Os perigos da bomba para emagrecer

Fórmulas manipuladas para perder peso preocupam médicos; Anvisa não acompanha venda desde 2009

27º Curso Estado de Jornalismo

Matheus Prado e Willy Delvalle

Inibidor de apetite, antidepressivo, calmante, laxante, diurético, hormônio, acelerador de metabolismo. Sem falar de queimadores de gordura e potássio. Tudo dentro de uma cápsula manipulada para emagrecer, que pode ser comprada sem receita na internet, ou mesmo prescrita em consultórios médicos. Especialistas ouvidos pelo Estado afirmam que a procura e a indicação desse tipo de fórmula têm crescido no País em relação aos industrializados. Mas não há pesquisa que comprove essa alta. Embora as farmácias sejam obrigadas a declarar as substâncias vendidas, a Anvisa não reúne esses dados desde 2009, quando fez a última pesquisa sobre o tema, que já demonstrava o uso irracional de remédios manipulados para emagrecer - inclusive com associação proibida de substâncias.

Para controlar o peso, Fabiane faz dieta e costuma correr. Recentemente, começou a nadar

Com reações que podem variar de uma alteração de humor até a morte, esses medicamentos estão sendo prescritos para quem está com dois ou três quilos acima do peso. “As pessoas buscam fórmulas mágicas”, afirma Alexandre Hohl, presidente da Sociedade Brasileira de Endocrinologia e Metabologia (SBEM).

A Anvisa informa que o problema saiu de sua agenda de acompanhamento por falta de profissionais para analisar os dados do Sistema Nacional de Gerenciamento de Produtos Controlados (SNGPC). O ministro da Saúde, Ricardo Barros, nega que a Anvisa tenha problemas de pessoal e fala que a agência, na verdade, precisa se adaptar e simplificar seus processos para ter informação. “Se o medicamento controlado foi vendido na farmácia, a Anvisa pode saber online. Existe tecnologia para isso.”

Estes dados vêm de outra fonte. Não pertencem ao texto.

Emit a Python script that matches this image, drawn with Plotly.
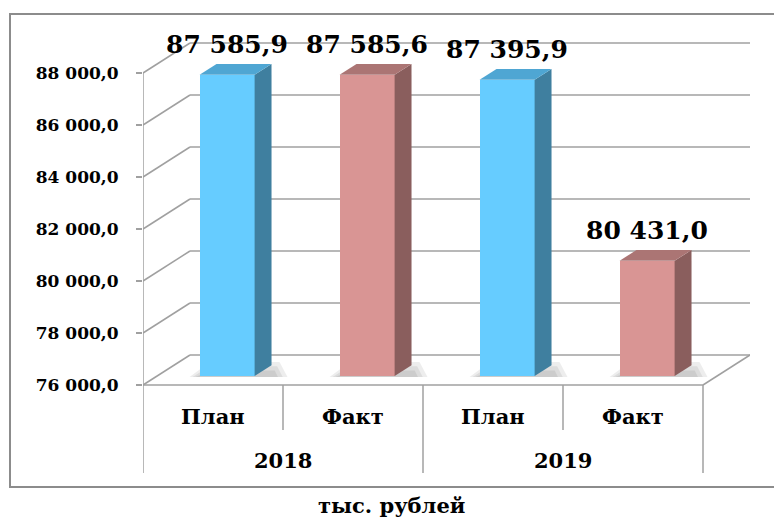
import plotly.graph_objects as go

# ---------------- data ----------------
kinds = ["План", "Факт", "План", "Факт"]
bar_years = ["2018", "2018", "2019", "2019"]
years = ["2018", "2019"]
values = [87585.9, 87585.6, 87395.9, 80431.0]
y_ticks = [76000, 78000, 80000, 82000, 84000, 86000, 88000]
caption = "тыс. рублей"

front_colors = {"План": "#66CCFF", "Факт": "#D99594"}
top_colors = {"План": "#4FA6D3", "Факт": "#AB7574"}
side_colors = {"План": "#3F7F9F", "Факт": "#8A5E5D"}

# ---------------- geometry ----------------
W, H = 782, 520
OFF = 8  # page body margin offset
PLOT_L, PLOT_T, PLOT_B = 143 - OFF, 20 - OFF, 480 - OFF
PX_PER_CAT = 140.0
PX_PER_VAL = 0.026
FLOOR_PX = 385 - OFF
DX = 47 / PX_PER_CAT              # depth offset (x units)
DY = 30 / PX_PER_VAL              # depth offset (value units)
Z0, DEPTH, BW = 0.3, 0.36, 0.393  # bar depth position, bar depth, bar width

ymin, ymax = y_ticks[0], y_ticks[-1]
n = len(kinds)
xr = [-0.5, n - 0.5 + DX]
plot_w = PX_PER_CAT * (xr[1] - xr[0])
PLOT_R = PLOT_L + plot_w
yr = [ymin - (PLOT_B - FLOOR_PX) / PX_PER_VAL, ymin + (FLOOR_PX - PLOT_T) / PX_PER_VAL]


def val_at_px(py):
    return ymin + (FLOOR_PX - (py - OFF)) / PX_PER_VAL


def px_to_paper_x(px):
    return (px - OFF - PLOT_L) / plot_w


def px_to_paper_y(py):
    return (PLOT_B - (py - OFF)) / (PLOT_B - PLOT_T)


def fmt(v):
    return f"{v:,.1f}".replace(",", " ").replace(".", ",")


GRID = "#A0A0A0"
FONT = "DejaVu Serif"

fig = go.Figure()
shapes = []

# back wall + side wall gridlines
for t in y_ticks:
    shapes.append(dict(type="line", xref="x", yref="y", x0=-0.5 + DX, y0=t + DY,
                       x1=n - 0.5 + DX, y1=t + DY, line=dict(color=GRID, width=1.5), layer="below"))
    shapes.append(dict(type="line", xref="x", yref="y", x0=-0.5, y0=t,
                       x1=-0.5 + DX, y1=t + DY, line=dict(color=GRID, width=1.5), layer="below"))
# floor front edge and right edge
shapes.append(dict(type="line", xref="x", yref="y", x0=-0.5, y0=ymin, x1=n - 0.5, y1=ymin,
                   line=dict(color=GRID, width=1.5), layer="below"))
shapes.append(dict(type="line", xref="x", yref="y", x0=n - 0.5, y0=ymin, x1=n - 0.5 + DX, y1=ymin + DY,
                   line=dict(color=GRID, width=1.5), layer="below"))
# front value axis line + category table
table_bottom = val_at_px(473)
inner_bottom = val_at_px(430)
shapes.append(dict(type="line", xref="x", yref="y", x0=-0.5, y0=ymax, x1=-0.5, y1=table_bottom,
                   line=dict(color=GRID, width=1.5), layer="below"))
for i in range(1, n + 1):
    xb = i - 0.5
    yb = table_bottom if (i % 2 == 0) else inner_bottom
    shapes.append(dict(type="line", xref="x", yref="y", x0=xb, y0=ymin, x1=xb, y1=yb,
                       line=dict(color=GRID, width=1.5), layer="below"))
# outer frame
shapes.append(dict(type="rect", xref="paper", yref="paper",
                   x0=px_to_paper_x(10), x1=px_to_paper_x(781),
                   y0=px_to_paper_y(487), y1=px_to_paper_y(14),
                   line=dict(color="#8C8C8C", width=2), layer="below"))

xc = [i + Z0 * DX for i in range(n)]
base = ymin + Z0 * DY
ddx, ddy = DEPTH * DX, DEPTH * DY

# soft floor shadows (layered for a blur look), beneath the bars
for i in range(n):
    xl, xrr = xc[i] - BW / 2, xc[i] + BW / 2
    for s in (1.0, 0.7, 0.4):
        pts = [(xl - s * 10 / PX_PER_CAT, base - 1 / PX_PER_VAL),
               (xrr + ddx + s * 16 / PX_PER_CAT, base - 1 / PX_PER_VAL),
               (xrr + ddx + s * 8 / PX_PER_CAT, base + s * 14 / PX_PER_VAL),
               (xl + ddx * 0.6, base + s * 14 / PX_PER_VAL)]
        path = "M " + " L ".join(f"{px},{py}" for px, py in pts) + " Z"
        shapes.append(dict(type="path", xref="x", yref="y", path=path,
                           fillcolor="rgba(0,0,0,0.07)", line=dict(width=0), layer="below"))

# front faces
fig.add_trace(go.Bar(
    x=xc, y=[v - ymin for v in values], base=base, width=BW,
    marker=dict(color=[front_colors[k] for k in kinds], line=dict(width=0)),
    hoverinfo="skip", showlegend=False,
))

# side + top faces
for i, (k, v) in enumerate(zip(kinds, values)):
    xl, xrr = xc[i] - BW / 2, xc[i] + BW / 2
    top = v + Z0 * DY
    fig.add_trace(go.Scatter(
        x=[xrr, xrr, xrr + ddx, xrr + ddx, xrr],
        y=[base, top, top + ddy, base + ddy, base],
        fill="toself", fillcolor=side_colors[k], mode="lines",
        line=dict(width=0), hoverinfo="skip", showlegend=False))
    fig.add_trace(go.Scatter(
        x=[xl, xrr, xrr + ddx, xl + ddx, xl],
        y=[top, top, top + ddy, top + ddy, top],
        fill="toself", fillcolor=top_colors[k], mode="lines",
        line=dict(width=0), hoverinfo="skip", showlegend=False))
    fig.add_annotation(x=xc[i], y=top + ddy, xref="x", yref="y", text=fmt(v),
                       showarrow=False, yanchor="bottom", yshift=3,
                       font=dict(family=FONT, size=25, color="black", weight="bold"))

# category labels
for i, k in enumerate(kinds):
    fig.add_annotation(x=i, y=val_at_px(416), xref="x", yref="y", text=k, showarrow=False,
                       xanchor="center", yanchor="middle",
                       font=dict(family=FONT, size=21, color="black", weight="bold"))
for j, yv in enumerate(years):
    idx = [i for i, b in enumerate(bar_years) if b == yv]
    fig.add_annotation(x=sum(idx) / len(idx), y=val_at_px(460), xref="x", yref="y", text=yv,
                       showarrow=False, xanchor="center", yanchor="middle",
                       font=dict(family=FONT, size=21, color="black", weight="bold"))

fig.add_annotation(x=px_to_paper_x(391), y=px_to_paper_y(505), xref="paper", yref="paper",
                   text=caption, showarrow=False, xanchor="center", yanchor="middle",
                   font=dict(family=FONT, size=21, color="black", weight="bold"))

fig.update_layout(
    width=W, height=H,
    margin=dict(l=PLOT_L, r=W - PLOT_R, t=PLOT_T, b=H - PLOT_B),
    paper_bgcolor="white", plot_bgcolor="white",
    separators=", ",
    shapes=shapes,
    showlegend=False,
    bargap=0,
    xaxis=dict(range=xr, showgrid=False, zeroline=False, showticklabels=False,
               showline=False, ticks="", fixedrange=True),
    yaxis=dict(range=yr, tickvals=y_ticks, tickformat=",.1f", showgrid=False, zeroline=False,
               showline=False, ticks="outside", ticklen=6, tickcolor=GRID, tickwidth=1.5,
               ticklabelstandoff=14,
               tickfont=dict(family=FONT, size=17, color="black", weight="bold"), fixedrange=True),
)

fig.write_html("out.html")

Por causa de uma dessas bombas emagrecedoras sem fiscalização, a soldadora Fabiane Ortiz, de 38 anos, foi parar no hospital. “O médico que me atendeu disse que eu estava tomando mata-rato”, conta. Ela queria emagrecer e procurou uma médica em Pelotas (RS). De acordo com Fabiane, a profissional a pesou, perguntou se tomava algum medicamento e receitou uma fórmula, sem lhe dizer quais eram as substâncias. Após três semanas de uso, desmaiou e foi levada ao hospital. Depois do susto, recuperou quase todo o peso que havia perdido.

Riscos das combinações

Segundo Elisaldo Carlini, pesquisador em Medicina Preventiva da Unifesp e mestre em Psicofarmacologia pela Universidade de Yale, a fórmula mais comum nas prescrições de manipulados contém anorético (remédio para emagrecer, como a sibutramina), laxante, diurético, hormônios e potássio. “Mais do que emagrecer, murcha a pessoa”, diz. Quando interrompida a medicação, a tendência é retornar ao peso inicial ou engordar ainda mais.

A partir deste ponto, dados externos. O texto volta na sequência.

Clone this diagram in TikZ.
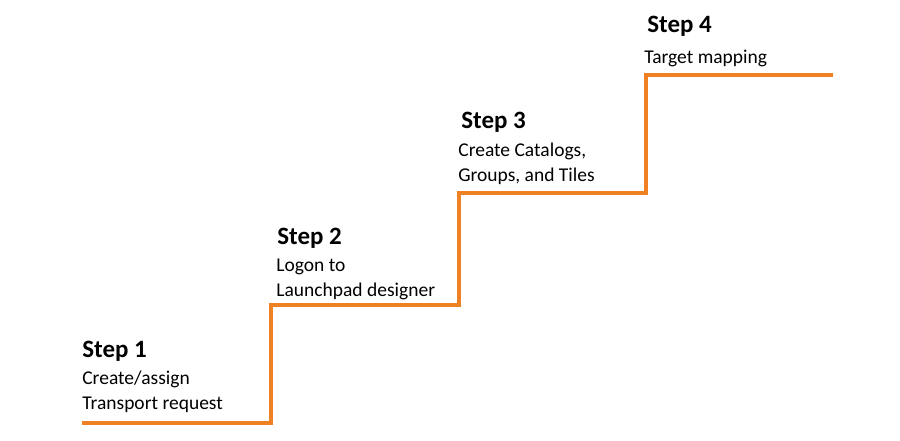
\documentclass[tikz,border=0pt]{standalone}
\usepackage{fontspec}
\setmainfont{Carlito}
\usepackage{tikz}
\usetikzlibrary{positioning}
\definecolor{stairorange}{RGB}{240, 128, 36}
\tikzset{
  stephead/.style={
    anchor=base west, inner sep=0pt,
    font=\fontsize{14.2}{16}\selectfont\bfseries
  },
  stepbody/.style={
    anchor=base west, inner sep=0pt, align=left,
    font=\fontsize{11.1}{13.9}\selectfont
  },
  stair/.style={draw=stairorange, line width=2.3pt}
}

\begin{document}
\begin{tikzpicture}[x=0.02cm, y=-0.02cm]
  \useasboundingbox (0,0) rectangle (900,440);

  % --- corners of the stairs ---
  \coordinate (start) at (82,423);
  \coordinate (riseA) at (271,423);
  \coordinate (riseB) at (459,305);
  \coordinate (riseC) at (646,193);
  \coordinate (finish) at (833,75);

  % --- steps (body nodes sit on their last baseline) ---
  \node[stephead] (head1) at (82,357) {Step 1};
  \node[stepbody] (text1) at (82,409) {Create/assign\\Transport request};

  \node[stephead] (head2) at (277,244) {Step 2};
  \node[stepbody] (text2) at (276,296) {Logon to\\Launchpad designer};

  \node[stephead] (head3) at (461,128) {Step 3};
  \node[stepbody] (text3) at (458,181) {Create Catalogs,\\Groups, and Tiles};

  \node[stephead] (head4) at (647,32) {Step 4};
  \node[stepbody] (text4) at (644,63) {Target mapping};

  % --- the stair line ---
  \draw[stair] (start) -- (riseA) |- (riseB) |- (riseC) |- (finish);

\end{tikzpicture}
\end{document}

Desde 1998, o Conselho Federal de Medicina proíbe associações medicamentosas por serem potencialmente prejudiciais. “Quem prescreve esse tipo de associação sabe que não deve”, diz Márcio Mancini, integrante da Sociedade Brasileira de Endocrinologia e Metabologia. Ainda assim, pílulas que associam substâncias são facilmente adquiridas na internet sem a exigência de receita, e até em consultórios.

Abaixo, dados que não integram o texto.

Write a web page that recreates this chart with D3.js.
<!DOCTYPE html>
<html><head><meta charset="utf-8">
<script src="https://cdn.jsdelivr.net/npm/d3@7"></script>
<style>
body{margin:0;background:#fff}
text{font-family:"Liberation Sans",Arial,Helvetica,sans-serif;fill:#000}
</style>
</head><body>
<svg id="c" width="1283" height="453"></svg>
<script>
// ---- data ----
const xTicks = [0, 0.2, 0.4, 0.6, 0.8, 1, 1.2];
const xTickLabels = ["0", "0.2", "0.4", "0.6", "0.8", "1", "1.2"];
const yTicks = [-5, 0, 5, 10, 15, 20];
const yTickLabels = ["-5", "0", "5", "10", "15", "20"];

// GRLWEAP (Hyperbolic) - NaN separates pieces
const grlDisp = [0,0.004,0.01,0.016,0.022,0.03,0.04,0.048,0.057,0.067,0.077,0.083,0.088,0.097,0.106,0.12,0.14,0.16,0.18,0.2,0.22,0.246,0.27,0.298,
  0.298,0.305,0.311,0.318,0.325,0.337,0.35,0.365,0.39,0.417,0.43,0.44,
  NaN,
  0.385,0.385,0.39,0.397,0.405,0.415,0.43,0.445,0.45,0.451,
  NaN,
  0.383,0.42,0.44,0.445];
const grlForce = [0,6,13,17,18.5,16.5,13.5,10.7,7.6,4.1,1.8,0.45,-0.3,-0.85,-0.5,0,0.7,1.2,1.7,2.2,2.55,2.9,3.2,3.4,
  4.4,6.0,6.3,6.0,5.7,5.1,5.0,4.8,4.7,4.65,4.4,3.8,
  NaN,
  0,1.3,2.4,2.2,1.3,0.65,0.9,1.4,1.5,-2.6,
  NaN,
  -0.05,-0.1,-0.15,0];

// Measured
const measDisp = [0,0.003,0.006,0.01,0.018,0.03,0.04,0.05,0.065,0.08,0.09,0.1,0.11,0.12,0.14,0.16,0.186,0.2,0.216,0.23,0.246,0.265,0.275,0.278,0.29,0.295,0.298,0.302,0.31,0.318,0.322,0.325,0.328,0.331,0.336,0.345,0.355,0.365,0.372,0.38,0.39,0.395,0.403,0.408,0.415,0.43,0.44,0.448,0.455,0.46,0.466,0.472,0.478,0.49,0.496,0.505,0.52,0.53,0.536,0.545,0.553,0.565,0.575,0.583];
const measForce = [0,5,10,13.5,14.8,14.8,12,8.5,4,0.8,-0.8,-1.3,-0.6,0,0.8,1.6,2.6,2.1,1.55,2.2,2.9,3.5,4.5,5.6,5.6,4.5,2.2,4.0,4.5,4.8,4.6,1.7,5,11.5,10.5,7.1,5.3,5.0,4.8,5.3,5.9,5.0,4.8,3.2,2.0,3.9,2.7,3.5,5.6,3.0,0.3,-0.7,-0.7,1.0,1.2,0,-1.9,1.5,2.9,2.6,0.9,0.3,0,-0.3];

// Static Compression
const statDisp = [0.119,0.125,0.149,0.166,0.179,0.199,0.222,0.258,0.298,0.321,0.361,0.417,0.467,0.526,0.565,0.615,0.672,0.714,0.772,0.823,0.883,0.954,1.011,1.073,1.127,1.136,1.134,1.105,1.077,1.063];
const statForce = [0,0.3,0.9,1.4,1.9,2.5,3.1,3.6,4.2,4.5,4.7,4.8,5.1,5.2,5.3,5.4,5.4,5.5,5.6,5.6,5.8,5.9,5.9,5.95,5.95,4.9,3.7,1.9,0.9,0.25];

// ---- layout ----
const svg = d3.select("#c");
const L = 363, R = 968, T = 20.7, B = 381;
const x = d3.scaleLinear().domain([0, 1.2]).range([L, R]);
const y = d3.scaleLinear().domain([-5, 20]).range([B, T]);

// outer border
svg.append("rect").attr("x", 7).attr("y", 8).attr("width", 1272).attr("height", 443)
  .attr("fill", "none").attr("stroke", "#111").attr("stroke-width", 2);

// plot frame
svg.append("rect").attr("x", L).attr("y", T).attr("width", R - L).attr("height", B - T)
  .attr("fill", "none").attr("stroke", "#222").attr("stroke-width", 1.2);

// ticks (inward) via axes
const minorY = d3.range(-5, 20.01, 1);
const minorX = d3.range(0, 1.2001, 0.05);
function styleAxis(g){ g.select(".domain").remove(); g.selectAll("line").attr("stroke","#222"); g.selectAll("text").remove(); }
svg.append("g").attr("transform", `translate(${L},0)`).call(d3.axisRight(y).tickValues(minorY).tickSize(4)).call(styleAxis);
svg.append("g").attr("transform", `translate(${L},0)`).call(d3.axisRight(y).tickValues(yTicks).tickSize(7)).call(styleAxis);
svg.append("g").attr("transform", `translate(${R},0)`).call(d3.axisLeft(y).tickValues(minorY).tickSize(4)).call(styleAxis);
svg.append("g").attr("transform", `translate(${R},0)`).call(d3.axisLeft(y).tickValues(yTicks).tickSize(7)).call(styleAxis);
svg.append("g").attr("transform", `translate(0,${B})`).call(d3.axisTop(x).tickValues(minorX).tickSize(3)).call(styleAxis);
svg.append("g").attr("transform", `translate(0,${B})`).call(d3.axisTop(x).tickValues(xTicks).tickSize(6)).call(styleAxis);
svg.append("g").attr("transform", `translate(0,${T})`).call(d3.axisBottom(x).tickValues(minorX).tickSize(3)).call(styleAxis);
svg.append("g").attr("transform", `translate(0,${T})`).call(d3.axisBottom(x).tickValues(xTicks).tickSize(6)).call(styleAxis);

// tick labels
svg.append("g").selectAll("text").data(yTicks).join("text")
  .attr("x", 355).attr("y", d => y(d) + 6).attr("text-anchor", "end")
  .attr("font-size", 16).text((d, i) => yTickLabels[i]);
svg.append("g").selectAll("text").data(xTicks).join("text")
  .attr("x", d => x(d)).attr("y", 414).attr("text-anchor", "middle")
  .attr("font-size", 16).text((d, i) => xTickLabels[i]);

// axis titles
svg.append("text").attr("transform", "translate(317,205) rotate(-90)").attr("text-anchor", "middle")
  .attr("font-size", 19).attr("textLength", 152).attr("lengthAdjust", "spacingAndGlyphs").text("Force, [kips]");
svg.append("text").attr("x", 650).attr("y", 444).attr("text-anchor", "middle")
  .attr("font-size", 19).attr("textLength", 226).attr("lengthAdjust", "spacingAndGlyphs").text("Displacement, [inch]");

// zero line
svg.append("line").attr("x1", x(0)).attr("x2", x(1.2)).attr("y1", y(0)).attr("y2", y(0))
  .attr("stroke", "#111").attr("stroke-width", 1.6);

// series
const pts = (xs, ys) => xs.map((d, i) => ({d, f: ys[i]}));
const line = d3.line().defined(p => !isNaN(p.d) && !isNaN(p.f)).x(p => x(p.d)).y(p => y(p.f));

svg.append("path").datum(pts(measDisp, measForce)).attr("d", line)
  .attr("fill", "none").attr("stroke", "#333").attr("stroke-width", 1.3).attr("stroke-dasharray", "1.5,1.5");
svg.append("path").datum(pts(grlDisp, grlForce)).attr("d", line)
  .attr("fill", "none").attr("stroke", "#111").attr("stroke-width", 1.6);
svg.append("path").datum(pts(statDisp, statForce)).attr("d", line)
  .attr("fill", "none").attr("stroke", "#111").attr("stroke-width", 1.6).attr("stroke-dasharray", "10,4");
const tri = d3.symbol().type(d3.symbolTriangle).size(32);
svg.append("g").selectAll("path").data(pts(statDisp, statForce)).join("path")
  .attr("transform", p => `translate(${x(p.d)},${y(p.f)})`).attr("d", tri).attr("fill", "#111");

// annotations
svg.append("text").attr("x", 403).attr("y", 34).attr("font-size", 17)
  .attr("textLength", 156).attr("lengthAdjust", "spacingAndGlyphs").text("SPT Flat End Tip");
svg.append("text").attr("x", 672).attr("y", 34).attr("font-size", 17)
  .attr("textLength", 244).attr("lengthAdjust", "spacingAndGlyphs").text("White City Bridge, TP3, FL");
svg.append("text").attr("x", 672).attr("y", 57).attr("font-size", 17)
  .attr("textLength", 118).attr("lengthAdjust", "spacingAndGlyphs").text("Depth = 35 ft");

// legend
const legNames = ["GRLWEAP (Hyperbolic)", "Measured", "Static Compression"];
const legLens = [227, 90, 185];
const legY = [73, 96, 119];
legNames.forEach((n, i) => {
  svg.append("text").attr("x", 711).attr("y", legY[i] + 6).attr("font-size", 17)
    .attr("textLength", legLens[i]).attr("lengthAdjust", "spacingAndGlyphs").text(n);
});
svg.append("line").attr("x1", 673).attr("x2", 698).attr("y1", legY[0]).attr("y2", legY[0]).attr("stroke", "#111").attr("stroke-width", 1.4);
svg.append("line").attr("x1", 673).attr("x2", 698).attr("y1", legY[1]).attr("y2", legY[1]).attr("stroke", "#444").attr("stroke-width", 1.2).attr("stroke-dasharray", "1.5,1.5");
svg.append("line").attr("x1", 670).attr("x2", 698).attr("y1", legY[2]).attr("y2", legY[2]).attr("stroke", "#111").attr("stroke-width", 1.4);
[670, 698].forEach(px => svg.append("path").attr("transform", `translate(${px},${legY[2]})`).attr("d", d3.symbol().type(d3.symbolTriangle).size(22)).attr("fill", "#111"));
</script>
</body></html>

A endocrinologista Maria Edna de Melo, da SBEM, analisou diversas dessas fórmulas emagrecedoras e os riscos à saúde de cada uma. “Combinar calmante e antidepressivo com laxante, diurético e hormônio queimador de gordura pode causar arritmia cardíaca e, em doses elevadas, até morte”, alerta a médica. “Nenhum desses medicamentos deve ser utilizado para tratamento da obesidade, seja isolado ou em associação.”

Fiscalização falha

Para Alexandre Hohl, da SBEM, é preocupante a Anvisa não monitorar o uso dos manipulados para emagrecer. Além disso, a agência só faz estudos sobre a substâncias de modo isolado, e não misturadas. Hohl defende a fiscalização de farmácias de manipulação, médicos e propõe mudanças no comportamento dos pacientes. “Uma força-tarefa que juntasse Conselhos Regionais de Farmácia, de Medicina e Anvisa poderia modificar esse cenário”, afirma.

A Anvisa recebe informações sobre venda de medicamentos controlados, mas afirma que a fiscalização cabe à vigilância sanitária de Estados e municípios. Questionada sobre como são elaboradas políticas públicas sem dados, a Anvisa reconhece: “essa é a dificuldade”.